This is all in iTerm2 on OS X.

I used to have

export TERM='xterm-256color'

in my .bashrc. This meant Vim in tmux did use 256 colors.

And once I added

set -g xterm-keys on

then keyboard shortcuts with modifiers worked fine in Vim. Namely: shift+left/right that I mapped to switch Vim tabs, ctrl+up/down that I mapped to move ("bubble") lines, and shift+left/right which worked out of the box to jump by word in the command-line mode (e.g. when typing something like :e foo bar baz).

However, this setup had the problem that the Vim background color only shows behind text, as mentioned here.

So I removed

export TERM='xterm-256color'

from my .bashrc and instead put this in my .tmux.conf:

set -g default-terminal "screen-256color"

That fixed the Vim background color, but broke the keyboard shortcuts - they do unexpected things (move the cursor, delete text) instead.

By using ctrl+v to insert the verbatim output from the key combinations (as described here), I was able to work around it:

map [1;5A <C-Up>
map [1;5B <C-Down>
map [1;2D <S-Left>
map [1;2C <S-Right>
cmap [1;2D <S-Left>
cmap [1;2C <S-Right>

This makes the shortcuts work, but it doesn't feel like the right solution. Could anyone tell me what's happening here and how to fix it?

2 Answers 2


You need to set the tmux window option xterm-keys so that tmux will pass these keys through to its terminals. You probably want to put this in your ~/.tmux.conf:

set-window-option -g xterm-keys on

Vim will usually automatically set up its handling of these keys when TERM is xterm-something, but it skips this since TERM is screen-256color. You can manually configure these keys in your ~/.vimrc like this:

if &term =~ '^screen'
    " tmux will send xterm-style keys when its xterm-keys option is on
    execute "set <xUp>=\e[1;*A"
    execute "set <xDown>=\e[1;*B"
    execute "set <xRight>=\e[1;*C"
    execute "set <xLeft>=\e[1;*D"

At least that way you do not have to map all the various combinations.

  • 2
    Thank you! That looks better than what I had, and I appreciate the explanation. One thing that was fixed by what I had, but not by your lines, was that up/down arrows didn't work in the Command-T plugin as described here: superuser.com/questions/237751/… I just added map <Esc>[B <Down> from one of the answers. Seems the reason there is some bad assumptions made by the plugin itself.
    – Henrik N
    Mar 18, 2012 at 20:51
  • Just to be clear, your solution plus map <Esc>[B <Down>from that other thread means everything now works fine.
    – Henrik N
    Mar 18, 2012 at 21:02
  • @HenrikN Could you please clarify what map <Esc>[B <Down> does? I don't see any difference by adding it to my .vimrc file.
    – Tropilio
    Apr 10, 2019 at 12:01
  • @Francesco Boccardo: If you follow the link in my previous comment, and then follow the link again from there, you get to superuser.com/a/215181 which seems to explain it in excruciating detail :)
    – Henrik N
    Apr 10, 2019 at 18:54
  • @HenrikN Thanks. So it is probably an OSX related issue, or maybe it's been resolved in these 7 years, because pressing command (control?) + r doesn't mess up the arrow keys in vim in tmux for me (I am on Linux).
    – Tropilio
    Apr 11, 2019 at 7:39

As explained here, disable Background Color Erase (BCE) by clearing the t_ut terminal option (run :set t_ut= in Vim and then press Control+L to refresh the terminal's display) so that color schemes work properly when Vim is used inside tmux and GNU screen.
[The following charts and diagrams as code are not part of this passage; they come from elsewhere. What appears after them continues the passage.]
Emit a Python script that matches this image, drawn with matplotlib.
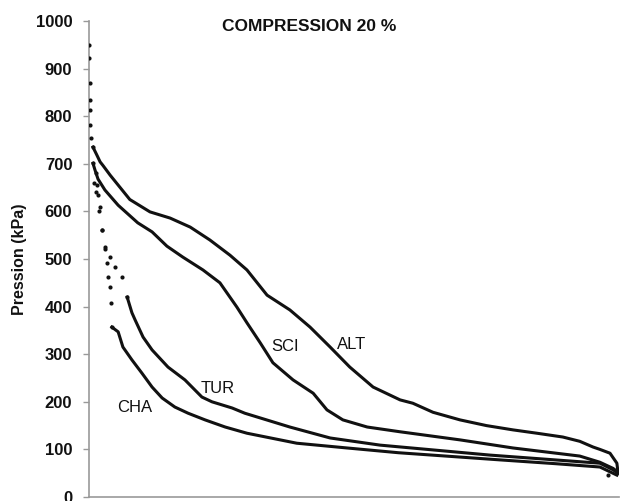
import matplotlib
matplotlib.use('Agg')
import matplotlib.pyplot as plt

plt.rcParams['font.family'] = ['Liberation Sans', 'DejaVu Sans']

# x: share of the contact area (%), y: pressure (kPa).
# The first HEAD_* points of each curve are sparse dots, the rest a dense trace.
ALT_X = [0.0, 0.05, 0.15, 0.1, 0.2, 0.25, 0.4, 0.75, 1.5, 2.1, 2.6, 4.0, 7.7, 11.5, 15.3,
         19.1, 22.8, 26.6, 29.8, 33.6, 37.9, 41.7, 45.5, 49.2, 53.6, 58.7, 61.1, 64.9,
         70.0, 75.0, 80.0, 84.5, 89.4, 92.6, 95.1, 96.4, 98.3, 99.6, 99.8]
ALT_Y = [950, 922, 870, 834, 813, 782, 754, 735, 718, 704, 697, 676, 625, 599, 586,
         567, 540, 508, 477, 424, 393, 357, 315, 273, 231, 204, 197, 178,
         162, 150, 141, 134, 126, 117, 105, 100, 92, 71, 53]

SCI_X = [0.75, 1.13, 1.7, 3.0, 5.5, 9.2, 11.9, 14.7, 17.7, 21.5, 24.7, 27.9, 29.8, 32.3,
         34.7, 38.5, 42.3, 44.9, 47.9, 52.5, 58.7, 70.0, 80.0, 92.6, 96.4, 98.9, 99.8]
SCI_Y = [701, 687, 668, 645, 613, 576, 557, 527, 504, 477, 450, 399, 366, 324,
         282, 246, 218, 183, 162, 147, 137, 120, 103, 86, 73, 60, 52]

TUR_X = [1.3, 1.5, 1.7, 2.1, 2.5, 3.0, 4.0, 4.9, 6.2, 7.2, 8.1, 8.7, 10.2, 11.9, 14.9,
         18.1, 21.3, 23.2, 27.0, 29.4, 37.9, 45.5, 54.9, 75.7, 96.4, 98.9, 99.8]
TUR_Y = [680, 655, 634, 609, 561, 525, 504, 483, 462, 420, 387, 372, 336, 309, 273,
         246, 210, 200, 187, 176, 147, 124, 109, 88, 71, 57, 50]

CHA_X = [0.9, 1.3, 1.9, 2.5, 3.0, 3.4, 3.6, 4.0, 4.1, 4.3, 5.5, 6.4, 8.1, 10.0, 11.9,
         13.8, 16.2, 18.7, 21.9, 25.7, 29.8, 39.2, 48.7, 58.4, 77.5, 88.0, 96.4, 99.6]
CHA_Y = [660, 640, 600, 560, 520, 491, 462, 441, 407, 357, 347, 315, 288, 260, 231,
         208, 189, 176, 162, 147, 134, 113, 103, 93, 78, 70, 63, 46]

HEAD = {'ALT': 8, 'SCI': 1, 'TUR': 10, 'CHA': 10}

STRAY_X = [97.9]
STRAY_Y = [46]

LABELS = ['CHA', 'TUR', 'SCI', 'ALT']
LABEL_X = [8.7, 24.3, 37.0, 49.6]
LABEL_Y = [189, 227, 317, 321]

series = {'ALT': (ALT_X, ALT_Y), 'SCI': (SCI_X, SCI_Y),
          'TUR': (TUR_X, TUR_Y), 'CHA': (CHA_X, CHA_Y)}

fig = plt.figure(figsize=(6.21, 5.01), dpi=100)
ax = fig.add_axes([89 / 621, 4 / 501, 530 / 621, 476 / 501])

ink = '#111111'
for name, (xs, ys) in series.items():
    h = HEAD[name]
    ax.scatter(xs[:h], ys[:h], s=9, color=ink, linewidths=0, zorder=3)
    ax.plot(xs[h - 1:], ys[h - 1:], color=ink, linewidth=2.2, solid_joinstyle='round')
ax.scatter(STRAY_X, STRAY_Y, s=9, color=ink, linewidths=0)

for text, lx, ly in zip(LABELS, LABEL_X, LABEL_Y):
    ax.text(lx, ly, text, ha='center', va='center', fontsize=12, color=ink)

ax.text(41.5, 988, 'COMPRESSION 20 %', ha='center', va='center',
        fontsize=12.5, fontweight='bold', color=ink)

ax.set_xlim(0, 100)
ax.set_ylim(0, 1000)
ax.set_yticks(range(0, 1001, 100))
ax.set_xticks([])
for lab in ax.get_yticklabels():
    lab.set_fontweight('bold')
ax.tick_params(axis='y', direction='out', length=4, width=1, color='#999999',
               labelsize=12, pad=8, labelcolor=ink)

ax.set_ylabel('Pression (kPa)', fontsize=11.5, fontweight='bold', color=ink)
ax.yaxis.set_label_coords(-62 / 530, 0.5)

for side in ['top', 'right']:
    ax.spines[side].set_visible(False)
for side in ['left', 'bottom']:
    ax.spines[side].set_color('#999999')
    ax.spines[side].set_linewidth(1.2)

fig.savefig('out.png', dpi=100)
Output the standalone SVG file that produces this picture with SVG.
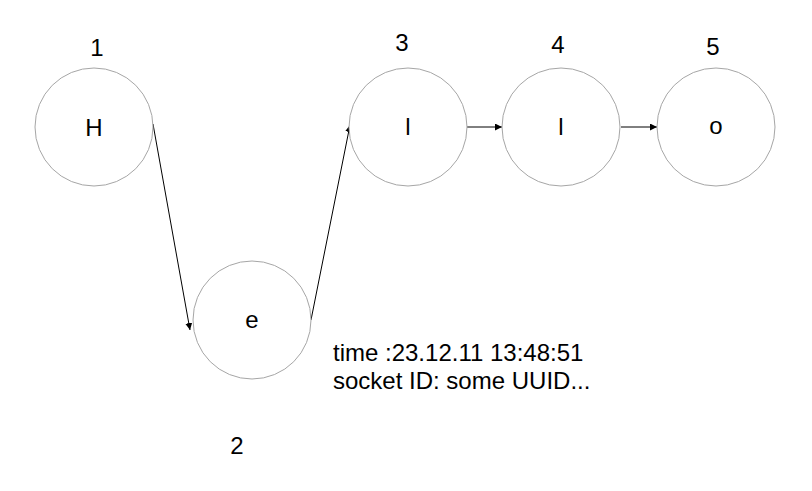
<svg xmlns="http://www.w3.org/2000/svg" width="812" height="491" viewBox="0 0 812 491">
<style>
.n{fill:#fff;stroke:#a6a6a6;stroke-width:1}
.t{font-family:"Liberation Sans",Arial,sans-serif;font-size:24px;fill:#000}
.c{stroke:#000;stroke-width:1;fill:none;marker-end:url(#ah)}
</style>
<defs>
<marker id="ah" viewBox="0 0 10 10" refX="10" refY="5" markerWidth="7" markerHeight="7" orient="auto" markerUnits="userSpaceOnUse">
<path d="M0,0 L10,5 L0,10 z" fill="#000"/>
</marker>
</defs>
<rect width="812" height="491" fill="#fff"/>
<g id="connectors">
<line class="c" x1="153" y1="124" x2="190" y2="330"/>
<line class="c" x1="311" y1="320" x2="350" y2="125"/>
<line class="c" x1="467" y1="127" x2="502" y2="127"/>
<line class="c" x1="621" y1="127" x2="657" y2="127"/>
</g>
<g id="node1">
<circle class="n" cx="94" cy="127" r="59"/>
<text class="t" x="94" y="136" text-anchor="middle">H</text>
<text class="t" x="97" y="56" text-anchor="middle">1</text>
</g>
<g id="node2">
<circle class="n" cx="252" cy="320" r="59"/>
<text class="t" x="252" y="328" text-anchor="middle">e</text>
<text class="t" x="237" y="454" text-anchor="middle">2</text>
</g>
<g id="node3">
<circle class="n" cx="408" cy="127" r="59"/>
<text class="t" x="408" y="135" text-anchor="middle">l</text>
<text class="t" x="402" y="51" text-anchor="middle">3</text>
</g>
<g id="node4">
<circle class="n" cx="561" cy="127" r="59"/>
<text class="t" x="561" y="135" text-anchor="middle">l</text>
<text class="t" x="558" y="53" text-anchor="middle">4</text>
</g>
<g id="node5">
<circle class="n" cx="716" cy="127" r="59"/>
<text class="t" x="716" y="134" text-anchor="middle">o</text>
<text class="t" x="713" y="55" text-anchor="middle">5</text>
</g>
<g id="note">
<text class="t"><tspan x="333" y="361">time :23.12.11 13:48:51</tspan><tspan x="333" y="389">socket ID: some UUID...</tspan></text>
</g>
</svg>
This way, you can keep your TERM value as xterm-256color for proper key detection while also getting proper Vim color scheme rendering too! :-)

  • 1
    Beautiful! Great detective work.
    – Henrik N
    Mar 8, 2013 at 19:58
  • 2
    This is what I changed exactly: github.com/henrik/dotfiles/commit/… Colors and modifier keys seem to work well both outside and inside tmux.
    – Henrik N
    Mar 8, 2013 at 19:59
  • The docs says: "The TERM environment variable must be set to ‘screen’ or ‘tmux’ for all programs running inside tmux. New windows will automatically have ‘TERM=screen’ added to their environment, but care must be taken not to reset this in shell start-up files or by the -e option." And: " For tmux to work correctly, this must be set to ‘screen’, ‘tmux’ or a derivative of them."